Fig. 5. A juxtaposition of a visible-light color photograph (left) and two X-Ray photographs (right) of a thirteen-century statue of Guanyin Bodhisattva at Victoria and Albert Museum, London; all three images on the artifact’s webpage in V&A online collection. 

Today, images of non-natural-light photography, when pertinent, are included as part of the presentable result of some art digitizing projects (Fig. 5). In the Report of the Optical Survey of an early-fourteenth-century masterpiece of Japanese art, The Illustrated Handscrolls of the Miracles the Kasuga Deity, a grandiose set of twenty scrolls brushed on silk with color pigments, metallic paints, and ink, various kinds of digital images are mobilized together to accomplish a rich, informative presentation of the artwork: high-resolution visible-light photography, reflected and transmitted near infrared photography, X-ray fluorescence analysis of the pigments presented in diagrams and line illustrations (Fig. 6). In this process of converting an artwork into computer-workable data that we have defined as digitization, different imaging tools are designed to intake and generate different kinds of information from and about the original. What is most essential in this process, however, is not just the sheer variety or amount of the data. Similar to drafting a line illustration for an artwork, it is the very conscious choices made by researchers, restorationists, and online curators in the usage, selection, and manipulation of this digitized information, based on their specialized knowledge and for clearly defined purposes, that result in meaningful digital representations of an artwork.
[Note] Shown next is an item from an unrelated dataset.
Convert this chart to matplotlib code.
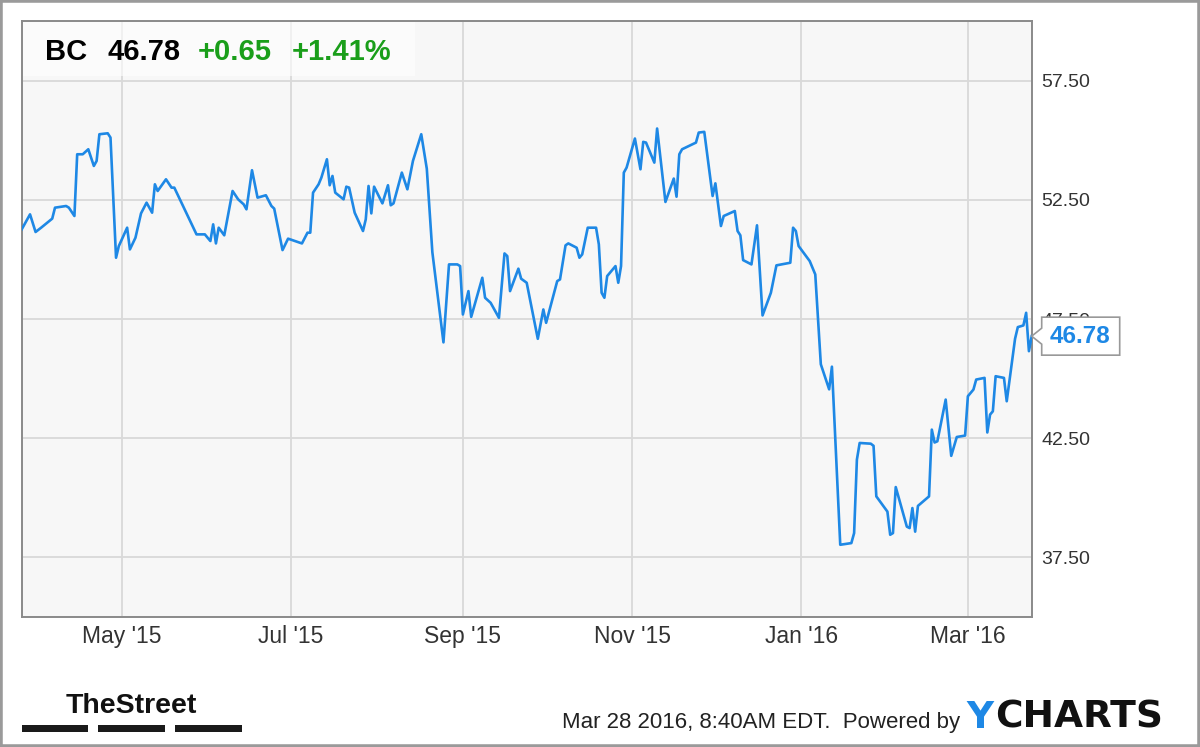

Fig. 6. Top: a juxtaposition of a visible-light photograph (left) and a transmitted near infrared photograph (right) of the same scene in the The Illustrated Handscrolls of the Miracles the Kasuga Deity. Middle: a juxtaposition of a visible-light photograph (first left), a reflected near infrared photograph (second left), a transmitted near infrared photograph (second right), and a fluorescent photograph capturing only near infrared region (first right). Bottom: result of X-ray fluorescence analysis of the color red (left: cinnabar, HgS; right: red lead, Pb3O4). Images in Report of the Optical Survey: The Illustrated Handscrolls of the Miraclesthe Kasuga Deity, in the collection of Sannomaru Museum, Scroll III and IV (Tokyo: Tokyo Research Institute for Cultural Properties, 2017): 80–1, 76–7.

Footnotes:

[1] Marisa Enhuber, “Art, Space and Technology: How the Digitisation and Digitalisation of Art Space Affect the Consumption of Art—a Critical Approach,” Digital Creativity 26, no. 2 (2015): 123.
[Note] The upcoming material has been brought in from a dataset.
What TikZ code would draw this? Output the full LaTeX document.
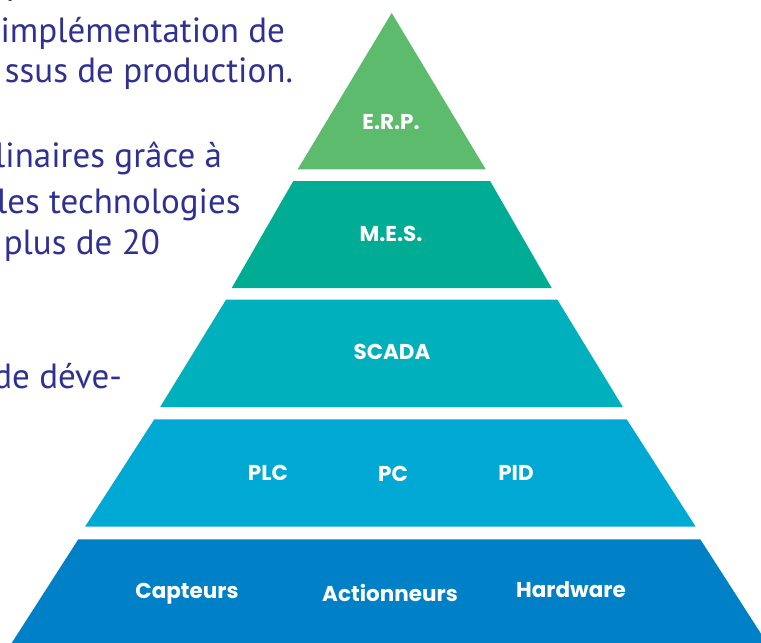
\documentclass[tikz,border=0pt]{standalone}
\usepackage{fontspec}
\setmainfont{PT Sans}
\newfontfamily\tierfont{Poppins}
\usetikzlibrary{positioning}
\definecolor{navy}{HTML}{2E3192}
\definecolor{erpgreen}{HTML}{5CBB6C}
\definecolor{mesteal}{HTML}{00AD94}
\definecolor{scadacyan}{HTML}{00B0BD}
\definecolor{plcblue}{HTML}{00A8D4}
\definecolor{fieldblue}{HTML}{0080C6}
\newcommand{\filledlayer}[5]{\fill[#1] (#2) -- (#3) -- (#4) -- (#5) -- cycle;}
\tikzstyle{every node}=[inner sep=0, outer sep=0]
\tikzstyle{tier}=[text=white, font=\tierfont\bfseries\fontsize{21.5}{21.5}\selectfont]
\tikzstyle{blurb}=[text=navy, font=\fontsize{35}{35}\selectfont, anchor=base east]

\begin{document}
\begin{tikzpicture}[x=1pt, y=-1pt]
\useasboundingbox (0,0) rectangle (761,643);
\clip (0,0) rectangle (761,643);

% text behind the pyramid
\node[blurb] (t0) at (25,-6) {p};
\node[blurb] (t1) at (285,42) {implémentation de};
\node[blurb] (t2) at (293,82) {ssus de production.};
\node[blurb] (t3) at (222,167) {plinaires grâce à};
\node[blurb] (t4) at (240.5,213) {les technologies};
\node[blurb] (t5) at (160,254) {plus de 20};
\node[blurb] (t6) at (122,388) {de déve-};

% pyramid corners
\coordinate (apex) at (391.7, 13);
\coordinate (a1) at (297.7, 169.3);
\coordinate (b1) at (485.7, 169.3);
\coordinate (a2) at (293.3, 181);
\coordinate (b2) at (490.1, 181);
\coordinate (c2) at (551.7, 288);
\coordinate (d2) at (231.7, 288);
\coordinate (a3) at (226, 299.7);
\coordinate (b3) at (557.4, 299.7);
\coordinate (c3) at (623, 407.2);
\coordinate (d3) at (160, 407.2);
\coordinate (a4) at (154.3, 419.3);
\coordinate (b4) at (626.7, 419.3);
\coordinate (c4) at (695.7, 526.7);
\coordinate (d4) at (85, 526.7);
\coordinate (a5) at (78.3, 539.3);
\coordinate (b5) at (700.3, 539.3);
\coordinate (c5) at (767, 643);
\coordinate (d5) at (11.7, 643);

\fill[erpgreen] (apex) -- (b1) -- (a1) -- cycle;
\filledlayer{mesteal}{a2}{b2}{c2}{d2}
\filledlayer{scadacyan}{a3}{b3}{c3}{d3}
\filledlayer{plcblue}{a4}{b4}{c4}{d4}
\filledlayer{fieldblue}{a5}{b5}{c5}{d5}

\node[tier] (erp) at (391, 122) {E.R.P.};
\node[tier] (mes) at (391, 234) {M.E.S.};
\node[tier] (scada) at (392, 352) {SCADA};

\node[tier] (pc) at (393, 474) {PC};
\node[tier] (plc) at (268, 473) {PLC};
\node[tier] (pid) at (516, 473) {PID};

\node[tier] (actionneurs) at (390, 593) {Actionneurs};
\node[tier] (capteurs) at (187, 594) {Capteurs};
\node[tier] (hardware) at (571, 590) {Hardware};
\end{tikzpicture}
\end{document}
[2] The analogue equivalents of vector curves go back to the hand drawn lines by designers with pens, compasses, curving rules, and other drafting tools. For a survey of tools for hand drawing, see Maya Hambly, Drawing Instruments, 1580-1980 (London: Sotheby’s Publications, 1988). For how engineers Pierre Bézier and Paul de Casteljau incorporated their study of hand drawing methods of designers into their mathematical models for drawing digital curves, i.e. the Bézier curves, see Fernando Díaz Moreno, “Hand Drawing in the Definition of the First Digital Curves,” Nexus Network Journal 22, no. 3 (2020): 755–775.
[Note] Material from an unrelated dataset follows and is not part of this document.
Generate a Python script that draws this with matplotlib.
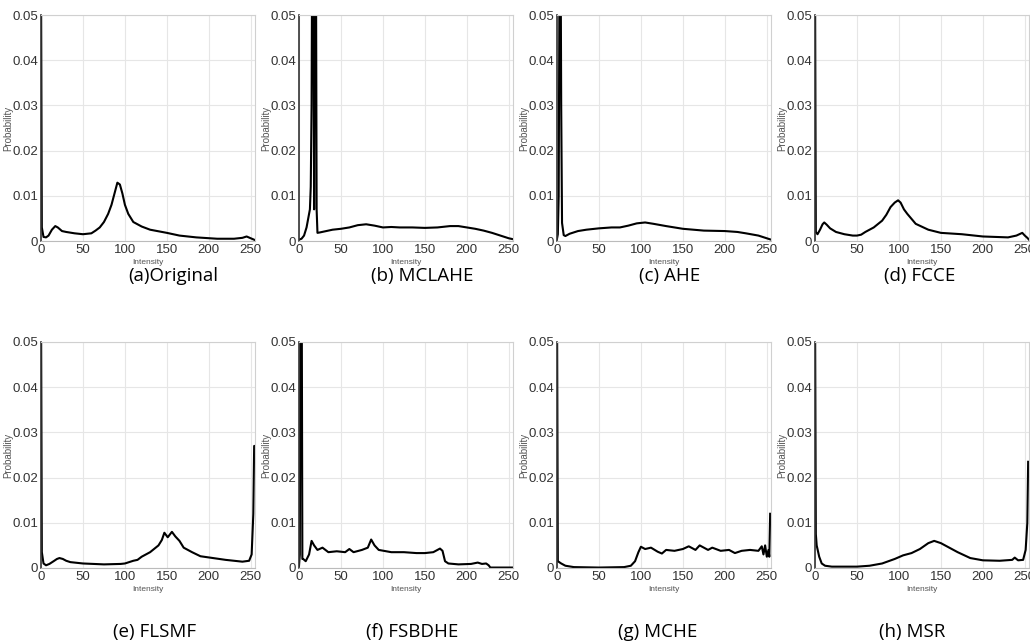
import numpy as np
import matplotlib.pyplot as plt

# Histogramas (probabilidad vs intensidad)
titulos = ['(a)Original', '(b) MCLAHE', '(c) AHE', '(d) FCCE',
           '(e) FLSMF', '(f) FSBDHE', '(g) MCHE', '(h) MSR']

x_a = [0, 1, 3, 6, 9, 13, 17, 20, 25, 30, 40, 50, 60, 65, 70, 75, 80, 84, 88, 91, 94, 97,
       100, 104, 110, 120, 130, 150, 165, 185, 210, 230, 240, 245, 250, 255]
y_a = [0.06, 0.003, 0.0009, 0.0008, 0.0012, 0.0025, 0.0033, 0.003, 0.0022, 0.002, 0.0017,
       0.0015, 0.0017, 0.0023, 0.003, 0.0042, 0.006, 0.008, 0.0108, 0.0129, 0.0125, 0.0105,
       0.008, 0.006, 0.0042, 0.0032, 0.0025, 0.0018, 0.0012, 0.0008, 0.0005, 0.0005, 0.0007,
       0.001, 0.0006, 0.0002]

x_b = [0, 3, 6, 9, 11, 13, 14, 15, 16, 17, 18, 19, 20, 21, 22, 25, 30, 40, 50, 60, 70, 80, 90,
       100, 110, 120, 135, 150, 165, 180, 190, 200, 210, 220, 230, 240, 250, 255]
y_b = [0.0003, 0.0005, 0.0012, 0.003, 0.005, 0.007, 0.012, 0.03, 0.08, 0.075, 0.007, 0.08,
       0.08, 0.007, 0.0018, 0.0019, 0.0021, 0.0025, 0.0027, 0.003, 0.0035, 0.0037, 0.0034,
       0.003, 0.0031, 0.003, 0.003, 0.0029, 0.003, 0.0033, 0.0033, 0.003, 0.0027, 0.0023,
       0.0018, 0.0012, 0.0006, 0.0004]

x_c = [0, 1, 2, 3, 4, 5, 6, 8, 10, 15, 25, 35, 50, 65, 75, 85, 95, 105, 115, 130, 150, 175,
       200, 215, 225, 240, 255]
y_c = [0.0005, 0.0015, 0.01, 0.06, 0.08, 0.03, 0.004, 0.0013, 0.0011, 0.0016, 0.0022, 0.0025,
       0.0028, 0.003, 0.003, 0.0034, 0.0039, 0.0041, 0.0038, 0.0033, 0.0027, 0.0023, 0.0022,
       0.002, 0.0017, 0.0012, 0.0003]

x_d = [0, 1, 3, 6, 9, 11, 14, 18, 25, 35, 45, 50, 55, 60, 70, 80, 85, 90, 95, 99, 102, 106,
       110, 120, 135, 150, 175, 200, 230, 240, 247, 250, 253, 255]
y_d = [0.06, 0.002, 0.0015, 0.0025, 0.0037, 0.0041, 0.0036, 0.0028, 0.002, 0.0015, 0.0012,
       0.0012, 0.0014, 0.002, 0.003, 0.0045, 0.0058, 0.0075, 0.0085, 0.009, 0.0085, 0.007,
       0.006, 0.0038, 0.0025, 0.0018, 0.0015, 0.001, 0.0008, 0.0012, 0.0018, 0.0012, 0.0007,
       0.0003]

x_e = [0, 1, 3, 6, 10, 15, 19, 22, 26, 30, 35, 50, 75, 95, 100, 110, 115, 120, 130, 140, 144,
       147, 151, 156, 160, 165, 170, 180, 190, 205, 220, 240, 248, 251, 253, 254, 255]
y_e = [0.06, 0.0035, 0.001, 0.0006, 0.0009, 0.0015, 0.002, 0.0022, 0.002, 0.0016, 0.0013,
       0.001, 0.0008, 0.0009, 0.001, 0.0016, 0.0018, 0.0025, 0.0035, 0.005, 0.0062, 0.0078,
       0.0068, 0.008, 0.007, 0.006, 0.0045, 0.0035, 0.0026, 0.0022, 0.0018, 0.0014, 0.0016,
       0.003, 0.012, 0.027, 0.027]

x_f = [0, 1, 2, 3, 4, 5, 8, 12, 15, 18, 22, 28, 35, 45, 55, 60, 65, 75, 82, 86, 90, 95, 110,
       125, 140, 150, 160, 168, 171, 174, 178, 190, 205, 213, 218, 223, 226, 228, 255]
y_f = [0.0005, 0.003, 0.08, 0.08, 0.002, 0.002, 0.0015, 0.003, 0.006, 0.005, 0.004, 0.0045,
       0.0035, 0.0037, 0.0035, 0.0042, 0.0035, 0.004, 0.0045, 0.0063, 0.005, 0.004, 0.0035,
       0.0035, 0.0033, 0.0033, 0.0035, 0.0043, 0.0038, 0.0015, 0.001, 0.0008, 0.0009,
       0.0012, 0.0009, 0.001, 0.0006, 0.0001, 0.0001]

x_g = [0, 1, 5, 10, 20, 50, 80, 88, 93, 97, 100, 105, 112, 120, 125, 130, 140, 150, 157, 165,
       170, 180, 185, 195, 205, 212, 220, 230, 240, 244, 246, 248, 250, 252, 253, 254]
y_g = [0.06, 0.0015, 0.001, 0.0005, 0.0002, 0.0001, 0.0002, 0.0005, 0.0015, 0.0035, 0.0047,
       0.0042, 0.0045, 0.0036, 0.0032, 0.004, 0.0038, 0.0042, 0.0048, 0.004, 0.005, 0.004,
       0.0045, 0.0038, 0.004, 0.0033, 0.0038, 0.004, 0.0038, 0.0048, 0.003, 0.005, 0.0025,
       0.004, 0.0025, 0.012]

x_h = [0, 1, 2, 5, 8, 12, 20, 35, 50, 65, 80, 95, 105, 115, 125, 135, 142, 150, 160, 170, 185,
       200, 220, 235, 238, 242, 248, 251, 253, 254]
y_h = [0.06, 0.0075, 0.005, 0.0025, 0.001, 0.0005, 0.0003, 0.0003, 0.0003, 0.0005, 0.001,
       0.002, 0.0028, 0.0033, 0.0042, 0.0055, 0.006, 0.0055, 0.0045, 0.0035, 0.0022, 0.0017,
       0.0016, 0.0018, 0.0023, 0.0017, 0.0018, 0.004, 0.01, 0.0235]

xs = [x_a, x_b, x_c, x_d, x_e, x_f, x_g, x_h]
ys = [y_a, y_b, y_c, y_d, y_e, y_f, y_g, y_h]

plt.rcParams['font.family'] = ['Liberation Sans', 'DejaVu Sans']

fig = plt.figure(figsize=(10.3, 6.44), dpi=100)

lefts = [41, 299, 557, 815]
tops = [15, 342]
ancho, alto = 214, 226
# centros de los pies de figura (pixeles)
pie_x = [173, 422, 670, 920, 155, 412, 658, 912]
pie_y = [276, 632]

for i in range(8):
    fila, col = divmod(i, 4)
    ax = fig.add_axes([lefts[col] / 1030, 1 - (tops[fila] + alto) / 644, ancho / 1030, alto / 644])
    ax.plot(xs[i], ys[i], color='black', linewidth=1.5)
    ax.set_xlim(0, 255)
    ax.set_ylim(0, 0.05)
    ax.set_xticks([0, 50, 100, 150, 200, 250])
    ax.set_yticks([0, 0.01, 0.02, 0.03, 0.04, 0.05])
    ax.set_yticklabels(['0', '0.01', '0.02', '0.03', '0.04', '0.05'])
    ax.tick_params(labelsize=9.5, length=0, pad=2, colors='#333333')
    ax.grid(True, color='#e6e6e6', linewidth=0.8)
    for lado in ['top', 'right']:
        ax.spines[lado].set_color('#d0d0d0')
        ax.spines[lado].set_linewidth(0.8)
    ax.spines['left'].set_color('#333333')
    ax.spines['left'].set_linewidth(1.2)
    ax.spines['bottom'].set_color('#bbbbbb')
    ax.spines['bottom'].set_linewidth(0.8)
    ax.set_xlabel('Intensity', fontsize=6, color='#555555', labelpad=2)
    ax.set_ylabel('Probability', fontsize=7, color='#555555', labelpad=-1)
    # Pie de cada gráfica
    fig.text(pie_x[i] / 1030, 1 - pie_y[fila] / 644, titulos[i],
             ha='center', va='center', fontsize=13.5, family='Open Sans', color='black')

fig.savefig('out.png', dpi=100)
[3] For a comparison of visual characteristics of a manual stroke and a digital trace, based on Bézier and de Casteliau’s solution, see Moreno, “Hand Drawing in Digital Curves,” 762–3.

[4] Hence the discussion of digitization of art spaces. See Enhuber, “Art, space and Tecnology.” Also, Melissa Terras, “Should we just send a copy? Digitisation, Usefulness, Users,” Art Libraries Journal 35, no. 1 (2010): 22–7.